A large part of the vocals offered for the engine are of poor quality in comparison to the standard of vocals offered by VOCALOID. Users creating vocals for the engine may not take full advantage of the tools UTAU offers.
UTAU was created for Japanese vocal synthesis and a large majority of the fanbase is in Japan, so finding quality non-Japanese vocals is often harder with more complex languages such as English. Additionally, UTAU does not officially support a way to handle final consonants, which are featured in many languages, such as English, Korean, and Chinese.

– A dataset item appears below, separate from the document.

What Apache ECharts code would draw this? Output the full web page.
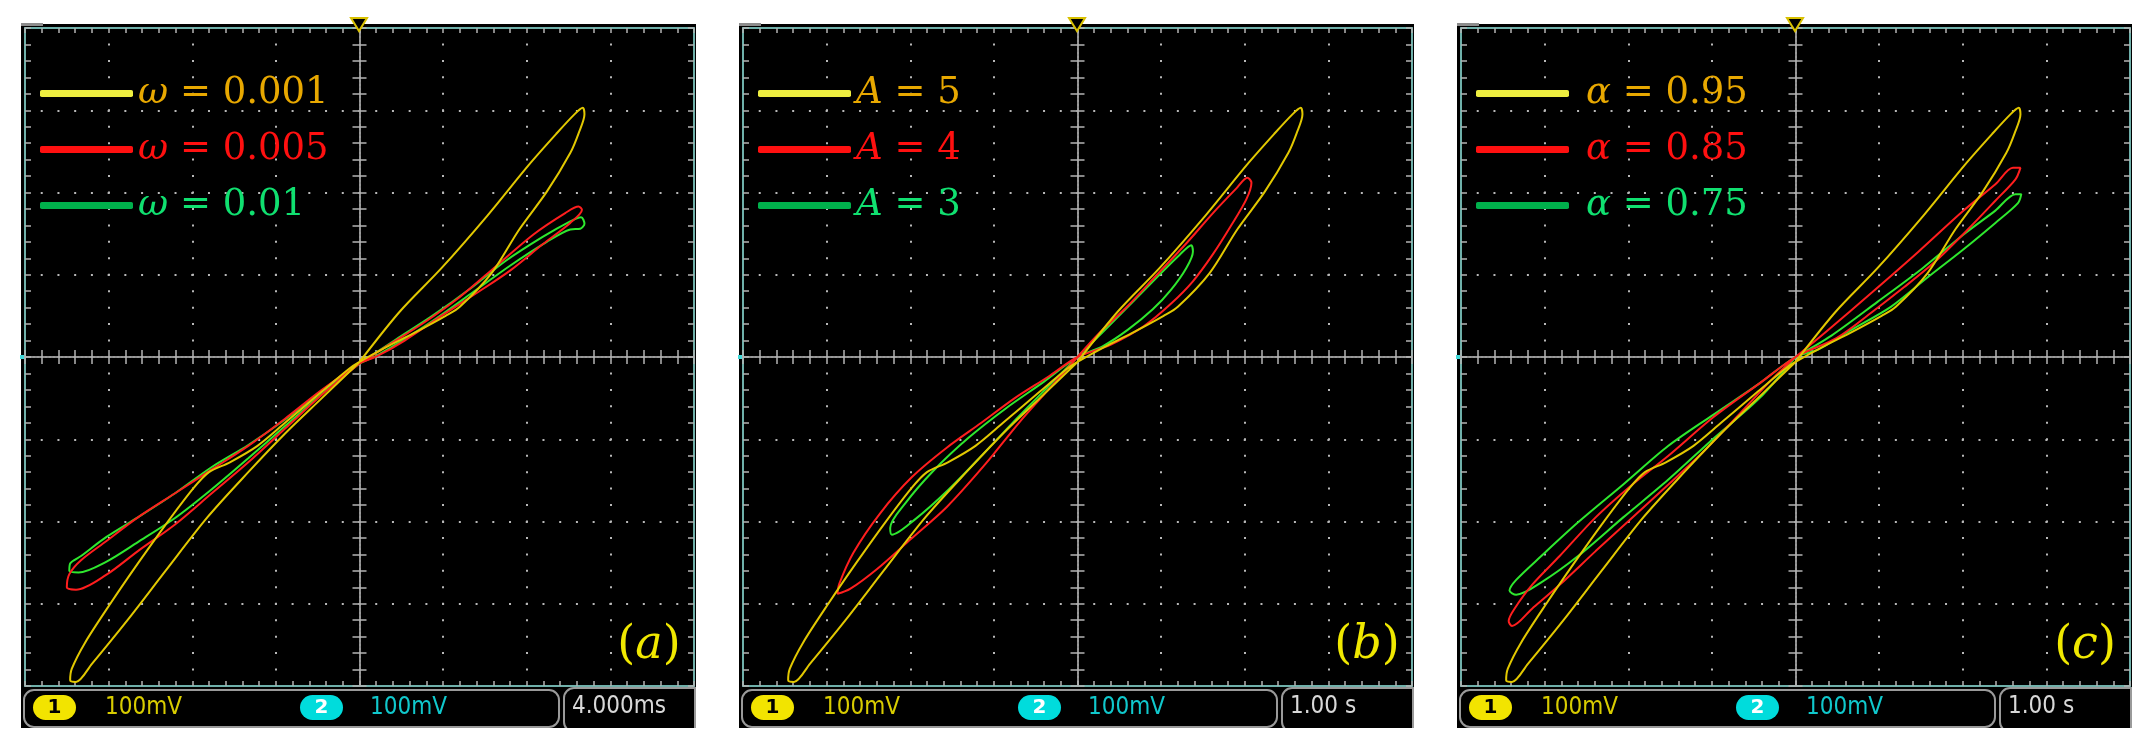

The standard of practice within the UTAU community is also vast. Technical support may or may not be offered and most common support is found within the UTAU community. Not all vocals are offered freely and some have to be paid for in order to be used (However, this is very uncommon). Unfinished vocals may be never completed, or abandoned altogether. Some vocals are also not recorded with high quality microphones or configured properly. This is also one of the reasons why users will fall back onto the few reliable vocals at times, as these vocals are considered the "safest" to work with.
- UTAU offered the ability to create a voice, with the advantage of legally owning the voicebank and controlling how it was passed around. UTAU led to a decrease in fanmade VOCALOIDs in Japan because their creators did not have this advantage.
- The best-known voicebank for UTAU is Kasane Teto. She is recognized as the first UTAUloid.